7. Acoustic panels that actually look good
Not every wall upgrade has to be purely decorative. Acoustic panels can improve sound while also adding texture and design, especially in media rooms, gaming spaces, or music-focused setups.
This is one of the most underrated choices because it solves a real problem. Hard walls can make a room sound harsh, especially with TV audio, speakers, or voice chat. Panels help calm that down while giving the wall a modern, built-out look.
You do need to choose carefully. Basic foam can look cheap. Better-looking panels with geometric patterns, darker finishes, or wood-slat styling tend to fit a man cave much better.
8. Wood slat walls and textured panels
If you want a premium look, texture wins. Wood slats, faux brick panels, and other architectural wall treatments make the room feel designed instead of decorated. They are especially strong behind a TV, bar area, or desk setup.

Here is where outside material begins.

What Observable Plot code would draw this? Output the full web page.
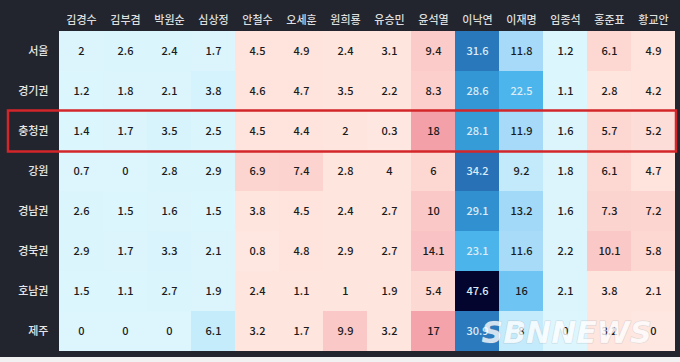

This is a bigger commitment than hanging art, but the payoff is huge. Texture adds warmth, depth, and a custom feel that smaller accessories cannot match. If your room already has strong furniture and lighting, a textured wall can tie everything together.
For renters or anyone who likes to switch things up often, this may be too permanent. But for a dedicated man cave, it is one of the cleanest upgrades on the board.
9. Clocks, maps, and conversation pieces
Every room needs one or two pieces that break the pattern. A bold wall clock, a framed map, a whiskey-region print, a retro arcade graphic, or a specialty piece tied to cars, cigars, or music can give the room personality without locking you into a single theme.
These work best as supporting players. They are not usually the main event, but they help the wall feel finished. Think of them as the pieces that keep the room from looking too expected.
How to choose the best man cave wall decor for your setup
Start with the room’s main purpose. A gaming room usually wants lighting, display shelves, and graphic art. A bar area leans better with metal accents, wood texture, vintage signs, and low-light atmosphere. A collectible-heavy room needs walls that support the display, not compete with it.
Then look at scale. Big room, bigger pieces. Small room, tighter grouping. If the walls are tall, use vertical combinations or larger anchors so the decor does not get swallowed.
Finally, avoid buying everything in one style just because it matches. The best rooms have some contrast. A little light against dark walls, a little metal against wood, a little structure against fandom-heavy graphics. That mix gives the space edge.
Build the wall like you mean it
The best man cave wall decor is not the most expensive option or the trendiest one. It is the stuff that makes your room feel finished, personal, and worth showing off. Pick pieces with presence. Layer in your interests. Give the walls enough weight to match the rest of the setup.
When the wall starts talking, the whole room gets louder - in a good way. Build it like it is yours, because that is the whole point.